• Work required:
Identify and copy all lines of the material where the string "page" is found.

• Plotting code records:
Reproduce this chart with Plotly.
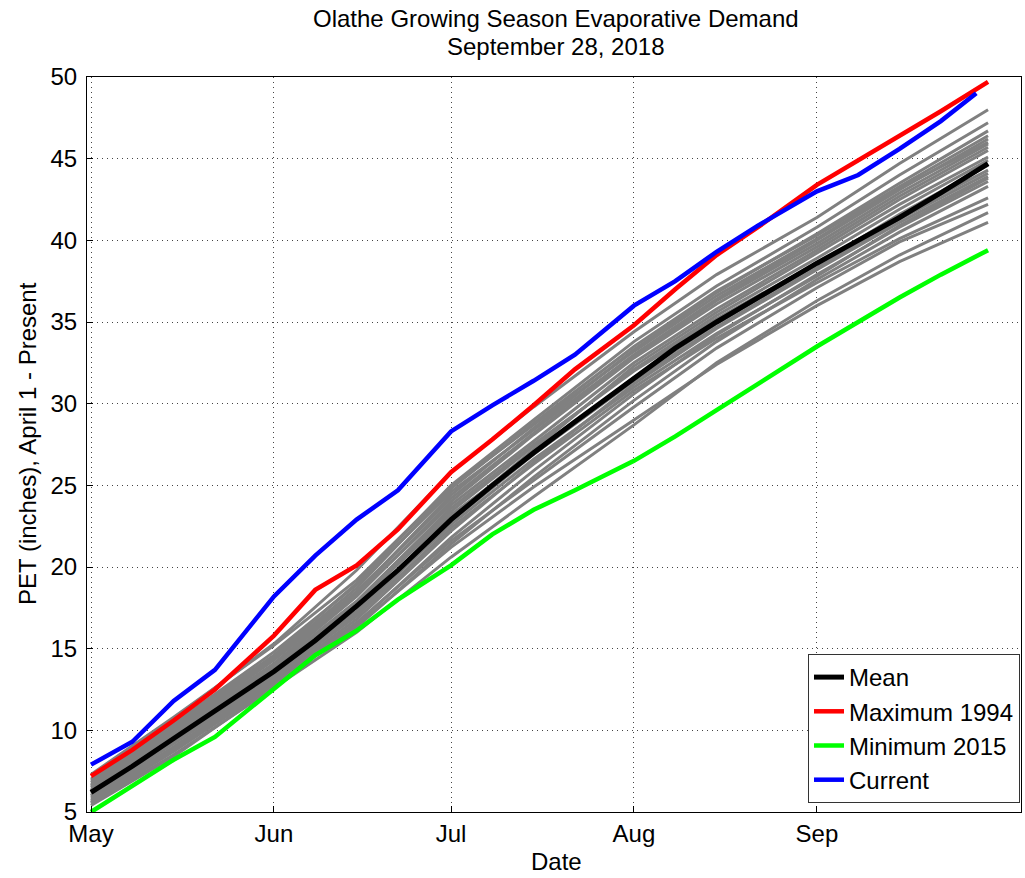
import plotly.graph_objects as go

# semi-monthly dates for historical years (gray)
gray_dates = ["2018-05-01", "2018-05-15", "2018-06-01", "2018-06-15", "2018-07-01", "2018-07-15",
              "2018-08-01", "2018-08-15", "2018-09-01", "2018-09-15", "2018-09-30"]

gray_years = [
    [7.0, 10.7, 15.3, 19.8, 25.8, 29.8, 34.4, 37.9, 41.4, 44.7, 48.0],
    [6.8, 10.3, 14.6, 19.0, 25.0, 29.0, 33.8, 37.2, 40.8, 44.0, 47.2],
    [6.6, 10.0, 14.3, 18.4, 24.4, 28.5, 33.3, 36.8, 40.4, 43.5, 46.7],
    [6.9, 10.4, 14.8, 18.9, 24.6, 28.4, 33.0, 36.4, 40.0, 43.1, 46.2],
    [6.4, 9.8, 14.0, 18.2, 24.0, 28.1, 32.8, 36.1, 39.6, 42.7, 45.7],
    [6.0, 9.3, 13.4, 17.2, 23.0, 27.2, 32.3, 35.6, 39.2, 42.2, 45.1],
    [6.3, 9.6, 13.9, 17.9, 23.6, 27.5, 32.0, 35.2, 38.6, 41.5, 44.3],
    [5.8, 9.0, 13.1, 16.8, 22.2, 26.4, 31.2, 34.6, 38.2, 41.1, 43.9],
    [5.6, 8.7, 12.8, 16.3, 21.4, 25.5, 30.2, 33.8, 37.6, 40.5, 43.3],
    [6.1, 9.4, 13.3, 17.0, 22.4, 26.3, 30.8, 34.0, 37.4, 40.1, 42.6],
    [5.5, 8.5, 12.6, 16.0, 20.6, 24.3, 28.7, 32.5, 36.3, 39.1, 41.7],
    [5.7, 8.8, 12.9, 16.4, 21.2, 24.9, 29.0, 32.4, 36.0, 38.7, 41.1],
    [6.7, 10.2, 14.5, 18.7, 24.8, 28.8, 33.5, 36.9, 40.3, 43.3, 46.4],
    [6.2, 9.5, 13.7, 17.7, 23.4, 27.4, 32.1, 35.4, 38.9, 41.9, 44.9],
    [5.9, 9.2, 13.2, 17.1, 22.8, 26.9, 31.6, 34.9, 38.5, 41.6, 44.6],
    [6.5, 9.9, 14.1, 18.3, 23.8, 27.7, 32.5, 35.8, 39.4, 42.5, 45.5],
    [5.4, 8.4, 12.7, 16.5, 21.8, 25.9, 30.6, 34.2, 37.9, 40.8, 43.6],
    [7.3, 10.8, 15.2, 19.2, 24.9, 28.7, 33.2, 36.6, 40.1, 43.2, 46.0],
    [6.3, 9.7, 13.8, 17.8, 23.2, 26.9, 31.4, 34.7, 38.3, 41.3, 44.1],
    [6.0, 9.2, 13.3, 17.3, 22.6, 26.6, 31.0, 34.3, 37.8, 40.9, 43.8],
    [6.6, 10.1, 14.4, 18.5, 24.2, 28.2, 32.9, 36.3, 39.8, 42.9, 45.9],
    [5.6, 8.9, 13.0, 16.6, 21.6, 25.3, 29.8, 33.4, 37.1, 39.9, 42.2],
]

# weekly dates for the highlighted series
week_dates = ["2018-05-01", "2018-05-08", "2018-05-15", "2018-05-22", "2018-06-01", "2018-06-08",
              "2018-06-15", "2018-06-22", "2018-07-01", "2018-07-08", "2018-07-15", "2018-07-22",
              "2018-08-01", "2018-08-08", "2018-08-15", "2018-08-22", "2018-09-01", "2018-09-08",
              "2018-09-15", "2018-09-22", "2018-09-30"]
current_dates = week_dates[:-1] + ["2018-09-28"]

mean_pet = [6.2, 7.8, 9.5, 11.2, 13.6, 15.5, 17.6, 19.8, 22.9, 25.0, 27.0, 28.9,
            31.6, 33.4, 35.0, 36.5, 38.6, 40.0, 41.4, 42.9, 44.7]
max_1994 = [7.2, 8.8, 10.6, 12.5, 15.8, 18.6, 20.1, 22.3, 25.8, 27.8, 29.9, 32.1,
            34.8, 37.0, 39.1, 40.8, 43.4, 44.9, 46.4, 47.9, 49.7]
min_2015 = [5.0, 6.6, 8.2, 9.6, 12.5, 14.6, 16.1, 18.0, 20.1, 22.0, 23.5, 24.7,
            26.5, 28.0, 29.6, 31.2, 33.5, 35.0, 36.5, 37.9, 39.4]
current = [7.9, 9.3, 11.8, 13.7, 18.2, 20.7, 22.9, 24.7, 28.3, 29.9, 31.4, 33.0,
           36.0, 37.5, 39.3, 40.9, 43.0, 44.0, 45.6, 47.3, 49.0]

month_ticks = ["2018-05-01", "2018-06-01", "2018-07-01", "2018-08-01", "2018-09-01"]
month_labels = ["May", "Jun", "Jul", "Aug", "Sep"]
y_ticks = [5, 10, 15, 20, 25, 30, 35, 40, 45, 50]

fig = go.Figure()

for g in gray_years:
    fig.add_trace(go.Scatter(x=gray_dates, y=g, mode="lines", showlegend=False,
                             line=dict(color="#808080", width=3), hoverinfo="skip"))

fig.add_trace(go.Scatter(x=week_dates, y=mean_pet, mode="lines", name="Mean",
                         line=dict(color="black", width=5)))
fig.add_trace(go.Scatter(x=week_dates, y=max_1994, mode="lines", name="Maximum 1994",
                         line=dict(color="#ff0000", width=4.5)))
fig.add_trace(go.Scatter(x=week_dates, y=min_2015, mode="lines", name="Minimum 2015",
                         line=dict(color="#00ff00", width=4.5)))
fig.add_trace(go.Scatter(x=current_dates, y=current, mode="lines", name="Current",
                         line=dict(color="#0000ff", width=4.5)))

axis_common = dict(
    showline=True, mirror=True, linecolor="black", linewidth=1,
    ticks="inside", ticklen=6, tickcolor="black",
    showgrid=True, gridcolor="#444444", griddash="1px,4px", gridwidth=1,
    zeroline=False, tickfont=dict(size=24, color="black"), automargin=False,
)

# plot area in pixels: x 87..1021, y 77..812
def px(x):
    return (x - 87) / 934

def py(y):
    return (812 - y) / 735

txt = dict(xref="paper", yref="paper", showarrow=False, xanchor="center", yanchor="middle",
           font=dict(size=24, color="black"))
annotations = [
    dict(text="Olathe Growing Season Evaporative Demand", x=px(556), y=py(18), **txt),
    dict(text="September 28, 2018", x=px(556), y=py(47), **txt),
    dict(text="Date", x=px(556), y=py(861), **txt),
    dict(text="PET (inches), April 1 - Present", x=px(28), y=py(444), textangle=-90, **txt),
]

fig.update_layout(
    width=1025, height=878,
    margin=dict(l=87, r=4, t=77, b=66),
    paper_bgcolor="white", plot_bgcolor="white",
    font=dict(family="Liberation Sans", color="black", size=24),
    annotations=annotations,
    legend=dict(x=px(1020), xanchor="right", y=py(803), yanchor="bottom",
                bgcolor="white", bordercolor="#333333", borderwidth=1,
                font=dict(size=24), tracegroupgap=0),
)
fig.update_xaxes(range=["2018-04-30 07:40", "2018-10-05 14:00"],
                 tickvals=month_ticks, ticktext=month_labels, **axis_common)
fig.update_yaxes(range=[5, 50], tickvals=y_ticks, ticklabelstandoff=4, **axis_common)

# remove the default page margin so the figure sits at the window's corner
fig.write_html("out.html", config={"displayModeBar": False},
               post_script="document.body.style.margin='0';")
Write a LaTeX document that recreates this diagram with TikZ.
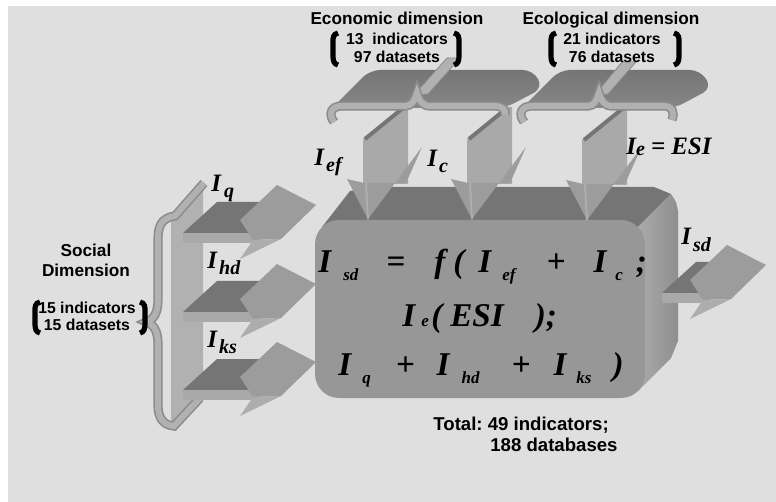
\documentclass[tikz,border=0pt]{standalone}
\usepackage{fontspec}
\setmainfont{Liberation Serif}
\setsansfont{Liberation Sans}
\usepackage{tikz}

\definecolor{bggray}{HTML}{DFDFDF}
\definecolor{platetop}{HTML}{757575}
\definecolor{platefront}{HTML}{868686}
\definecolor{boxfront}{HTML}{979797}
\definecolor{boxside}{HTML}{ABABAB}
\definecolor{boxsidedark}{HTML}{8E8E8E}
\definecolor{shaftgray}{HTML}{A9A9A9}
\definecolor{headgray}{HTML}{9C9C9C}
\definecolor{headlight}{HTML}{ADADAD}
\definecolor{tubedark}{HTML}{8C8C8C}
\definecolor{tubelight}{HTML}{B1B1B1}

\frenchspacing
\newcommand\lsub[1]{\raisebox{-3pt}{\fontsize{10}{10}\selectfont #1}}
\newcommand\esub[1]{\raisebox{-4pt}{\fontsize{8.5}{10}\selectfont #1}}

\tikzset{
  dimtitle/.style={font=\sffamily\bfseries\fontsize{8.6}{10}\selectfont, inner sep=0pt, align=center},
  dimcount/.style={font=\sffamily\bfseries\fontsize{7.9}{9}\selectfont, inner sep=0pt, align=center},
  varlabel/.style={font=\bfseries\itshape\fontsize{12.5}{14}\selectfont, inner sep=0pt, anchor=base west},
  eqline/.style={font=\bfseries\itshape\fontsize{16.6}{20}\selectfont, inner sep=0pt, anchor=base west},
  tube/.style={draw=tubedark, line width=0.8pt, double=tubelight, double distance=3pt},
  plate/.style={top color=platetop, bottom color=platefront, rounded corners=5pt},
  bracket/.style={draw=black, line width=2.6pt},
  pics/rarrow/.style={code={
    \fill[platetop] (0,0) -- (34,-31) -- (#1+12,-31) -- (#1,0) -- cycle;
    \fill[shaftgray] (0,0) rectangle (#1+5,10);
    \begin{scope}[shift={(#1-67,0)}]
      \fill[headgray] (57,-13) -- (94,-48) -- (133,-28) -- (98,6) -- (70,7) -- cycle;
      \fill[headlight] (70,7) -- (98,6) -- (57,26) -- cycle;
    \end{scope}
  }},
  pics/darrow/.style={code={
    \fill[shaftgray] (-5,-80) -- (34,-112) -- (40,-112) -- (40,-35) -- (-5,-35) -- cycle;
    \draw[platetop, line width=2pt] (-3,-80) -- (35,-111);
    \fill[headgray] (-21,-40) -- (0,0) -- (54,-72) -- (38,-36) -- (-4,-36) -- cycle;
    \draw[headlight, line width=1pt] (0,0) -- (-2,-36);
  }},
}

\begin{document}
\begin{tikzpicture}[x=0.5pt, y=-0.5pt]
\useasboundingbox (0,0) rectangle (776,502);
\fill[bggray] (8,6) rectangle (776,502);

% box
\fill[platetop] (322,227) -- (350,191) -- (372,187) -- (654,187) -- (671,194) -- (638,227) -- cycle;
\shade[left color=boxside, right color=boxsidedark] (671,194) -- (676,202) -- (678,211) -- (678,341) -- (671,358) -- (638,391) -- (645,374) -- (645,244) -- (638,227) -- cycle;
\fill[boxfront, rounded corners=12pt] (315,220) rectangle (645,398);

% social brace
\fill[tubelight] (171,222) -- (203,185) -- (203,396) -- (171,428) -- cycle;
\draw[tube] (204,183) -- (175,216) .. controls (160,218) and (158,228) .. (158,240) -- (158,300)
  .. controls (158,314) and (153,320) .. (146,322) .. controls (153,324) and (158,330) .. (158,344)
  -- (158,405) .. controls (158,418) and (163,425) .. (174,426) -- (200,398);

\foreach \dy in {0,79,157}
  \pic at (183,233+\dy) {rarrow=67};
\pic at (662,293) {rarrow=38};

\foreach \tx/\ty in {368/219,472/219,587/220}
  \pic at (\tx,\ty) {darrow};

% top braces
\shade[plate] (332,108) -- (370,70) -- (533,70) -- (543,88) -- (505,108) -- cycle;
\fill[tubelight, draw=tubedark] (413,96) -- (447,58) -- (460,58) -- (428,94) -- cycle;
\draw[tube] (334,122) .. controls (328,114) and (331,106) .. (342,106) -- (405,106)
  .. controls (412,106) and (415,100) .. (417,93) .. controls (419,100) and (422,106) .. (430,106)
  -- (494,106) .. controls (503,106) and (506,110) .. (505,115);
\shade[plate] (522,108) -- (560,70) -- (700,70) -- (712,88) -- (675,108) -- cycle;
\fill[tubelight, draw=tubedark] (594,96) -- (622,62) -- (636,62) -- (608,94) -- cycle;
\draw[tube] (524,122) .. controls (518,114) and (521,106) .. (532,106) -- (588,106)
  .. controls (594,106) and (597,100) .. (599,93) .. controls (601,100) and (604,106) .. (612,106)
  -- (664,106) .. controls (672,106) and (675,112) .. (672,120);

% texts
\node[dimtitle, anchor=base] (econtitle) at (397,25) {Economic dimension};
\node[dimcount] (econcount) at (397,48) {13\ \ indicators\\97 datasets};
\node[dimtitle, anchor=base] (ecotitle) at (611,25) {Ecological dimension};
\node[dimcount] (ecocount) at (612,48) {21 indicators\\76 datasets};
\node[dimtitle] (soctitle) at (86,260) {Social\\Dimension};
\node[dimcount, font=\sffamily\bfseries\fontsize{7.9}{8.5}\selectfont] (soccount) at (87,316) {15 indicators\\15 datasets};

\draw[bracket] (338,33) .. controls (333,34) and (333,38) .. (333,42) -- (333,56) .. controls (333,61) and (334,64) .. (338,65);
\draw[bracket] (454,33) .. controls (459,34) and (459,38) .. (459,42) -- (459,56) .. controls (459,61) and (458,64) .. (454,65);
\draw[bracket] (556,33) .. controls (551,34) and (551,38) .. (551,42) -- (551,56) .. controls (551,61) and (552,64) .. (556,65);
\draw[bracket] (674,33) .. controls (679,34) and (679,38) .. (679,42) -- (679,56) .. controls (679,61) and (678,64) .. (674,65);
\draw[bracket] (40,302) .. controls (35,303) and (35,307) .. (35,311) -- (35,324) .. controls (35,329) and (36,332) .. (40,333);
\draw[bracket] (140,302) .. controls (145,303) and (145,307) .. (145,311) -- (145,324) .. controls (145,329) and (144,332) .. (140,333);

\node[varlabel] (lef) at (314,166) {I\hspace{1pt}\lsub{ef}};
\node[varlabel] (lc) at (427,167) {I\hspace{1pt}\lsub{c}};
\node[varlabel] (le) at (626,155) {I\raisebox{-0.5pt}{\fontsize{10}{10}\selectfont e}\hspace{3pt}=\hspace{3pt}ESI};
\node[varlabel] (lsd) at (681,245) {I\hspace{1pt}\lsub{sd}};
\node[varlabel] (lq) at (211,192) {I\hspace{1.5pt}\lsub{q}};
\node[varlabel] (lhd) at (207,269) {I\hspace{1pt}\lsub{hd}};
\node[varlabel] (lks) at (207,347) {I\hspace{1pt}\lsub{ks}};

\node[eqline] (eqone) at (318,272) {I\hspace{6pt}\esub{sd}\hspace{14pt}=\hspace{14.5pt}f\hspace{4pt}(\hspace{7pt}I\hspace{5.5pt}\esub{ef}\hspace{15.5pt}+\hspace{14pt}I\hspace{4.5pt}\esub{c}\hspace{6.5pt};};
\node[eqline] (eqtwo) at (402,326) {I\hspace{3pt}{\fontsize{8.5}{10}\selectfont e}\hspace{1.2pt}(\hspace{4pt}ESI\hspace{15.5pt});};
\node[eqline] (eqthree) at (338,375) {I\hspace{5.5pt}\esub{q}\hspace{12.5pt}+\hspace{11pt}I\hspace{6pt}\esub{hd}\hspace{16pt}+\hspace{11.5pt}I\hspace{5pt}\esub{ks}\hspace{10.5pt})};

\node[font=\sffamily\bfseries\fontsize{9.3}{10.5}\selectfont, align=left, anchor=north west, inner sep=0pt] (total) at (433,417) {Total: 49 indicators;\\\hspace*{28.5pt}188 databases};
\end{tikzpicture}
\end{document}
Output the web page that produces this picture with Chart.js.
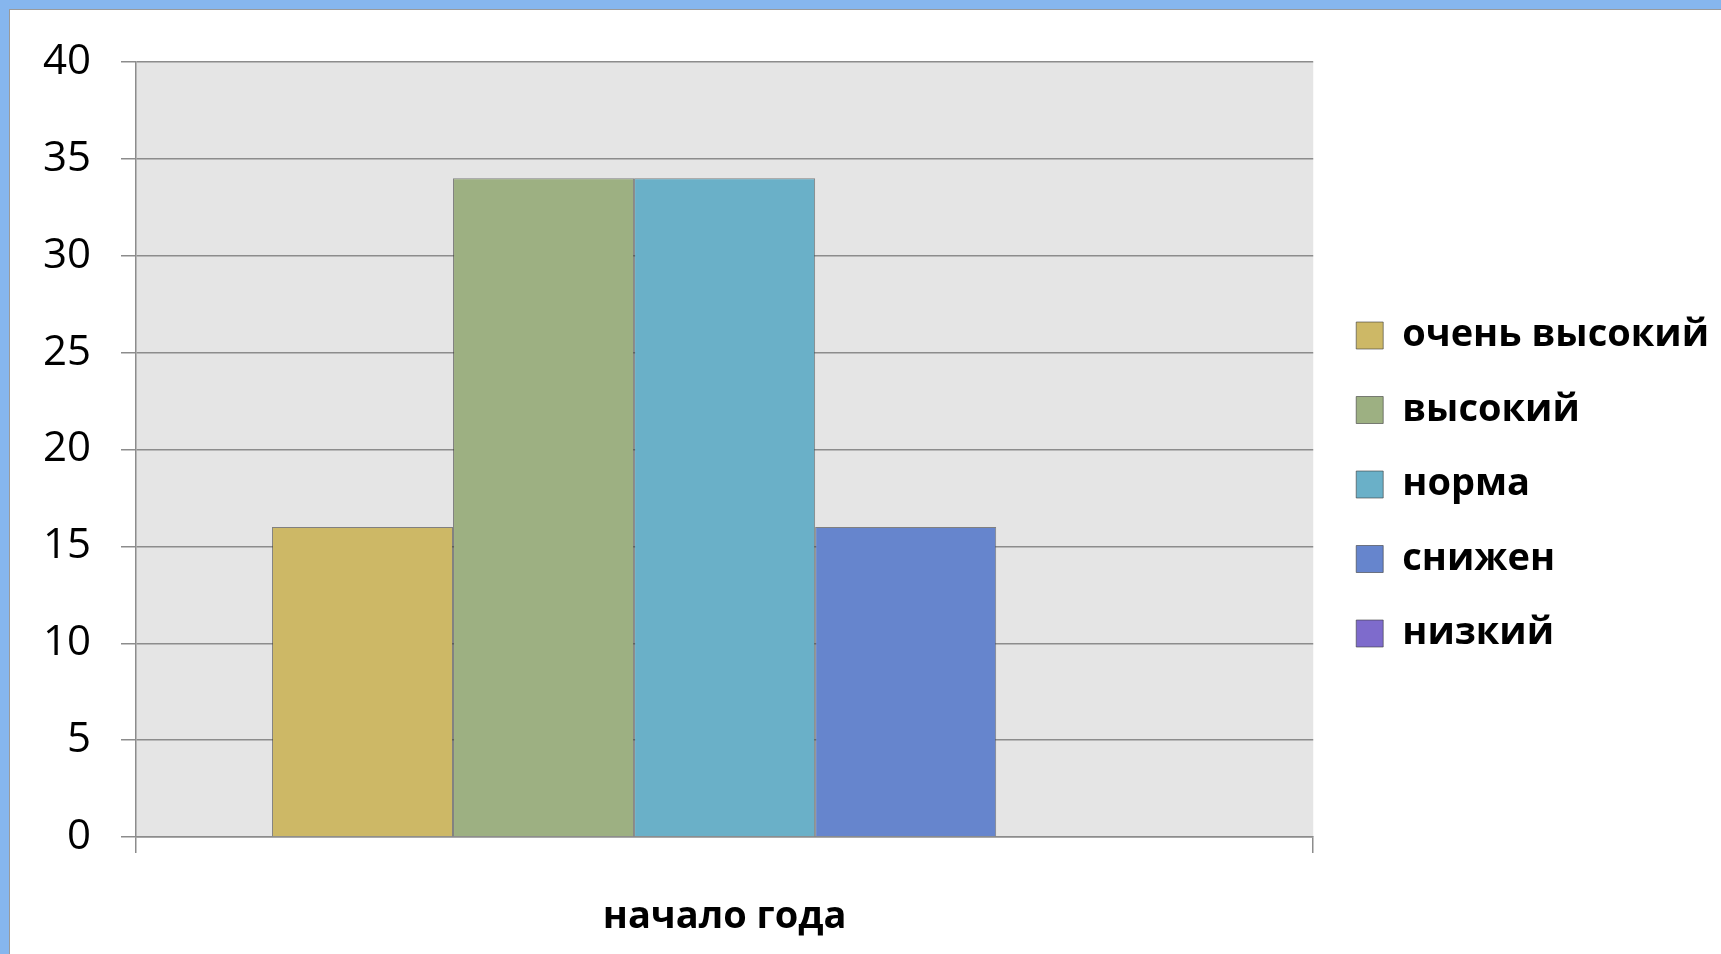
<!DOCTYPE html>
<html>
<head>
<meta charset="utf-8">
<script src="https://cdn.jsdelivr.net/npm/chart.js@4/dist/chart.umd.min.js"></script>
<style>
  html, body { margin: 0; padding: 0; width: 1721px; height: 954px; overflow: hidden; background: #86b6ee; }
  #panel { position: absolute; left: 9px; top: 9px; right: 0; bottom: 0; background: #ffffff; border-left: 1px solid #9a9a9a; border-top: 1px solid #9a9a9a; }
  #c { position: absolute; left: 0; top: 0; }
</style>
</head>
<body>
<div id="panel"></div>
<canvas id="c" width="1721" height="954"></canvas>
<script>
const categories = ['начало года'];
const seriesNames = ['очень высокий', 'высокий', 'норма', 'снижен', 'низкий'];
const seriesValues = [[16], [34], [34], [16], [0]];
const seriesColors = ['#cdb866', '#9db082', '#6ab0c8', '#6685cd', '#7e6bcc'];
const yTicks = [0, 5, 10, 15, 20, 25, 30, 35, 40];

const plotBg = {
  id: 'plotBg',
  beforeDraw(chart) {
    const a = chart.chartArea, ctx = chart.ctx;
    ctx.save();
    ctx.fillStyle = '#e5e5e5';
    ctx.fillRect(a.left, a.top, a.right - a.left, a.bottom - a.top);
    ctx.restore();
  }
};

new Chart(document.getElementById('c'), {
  type: 'bar',
  data: {
    labels: categories,
    datasets: seriesNames.map((n, i) => ({
      label: n,
      data: seriesValues[i],
      backgroundColor: seriesColors[i],
      borderColor: 'rgba(60,60,60,0.6)',
      borderWidth: 1,
      categoryPercentage: 0.769,
      barPercentage: 1.0
    }))
  },
  options: {
    responsive: false,
    animation: false,
    devicePixelRatio: 1,
    layout: { padding: { top: 62, left: 0, right: 2, bottom: 0 } },
    plugins: {
      tooltip: { enabled: false },
      legend: {
        position: 'right',
        align: 'start',
        maxWidth: 401.5,
        title: { display: true, text: '', font: { size: 10, lineHeight: 1 }, padding: { top: 208, bottom: 0 } },
        labels: {
          boxWidth: 27,
          boxHeight: 27,
          padding: 36.5,
          color: '#000000',
          font: { family: "'Open Sans', 'Noto Sans', sans-serif", size: 38, weight: 'bold' }
        }
      }
    },
    scales: {
      x: {
        grid: { offset: true, drawOnChartArea: false, drawTicks: true, tickLength: 16, color: '#8c8c8c', lineWidth: 1.5 },
        border: { display: true, color: '#8c8c8c', width: 1.5 },
        ticks: { color: '#000000', padding: 41, font: { family: "'Open Sans', 'Noto Sans', sans-serif", size: 38, weight: 'bold' } },
        afterFit(s) { s.height = 117; }
      },
      y: {
        min: 0, max: 40,
        afterBuildTicks(s) { s.ticks = yTicks.map(v => ({ value: v })); },
        grid: { color: '#8c8c8c', lineWidth: 1.5, tickLength: 15, drawTicks: true },
        border: { display: true, color: '#8c8c8c', width: 1.5 },
        ticks: { color: '#000000', padding: 30, font: { family: "'Open Sans', 'Noto Sans', sans-serif", size: 42 } },
        afterFit(s) { s.width = 136; }
      },
      spacer: {
        type: 'linear',
        position: 'right',
        display: true,
        grid: { display: false },
        border: { display: false },
        ticks: { display: false },
        afterFit(s) { s.width = 6.5; }
      }
    }
  },
  plugins: [plotBg]
});
</script>
</body>
</html>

• Solution to the exercise:
# remove the default page margin so the figure sits at the window's corner
Output the web page that produces this picture with Chart.js.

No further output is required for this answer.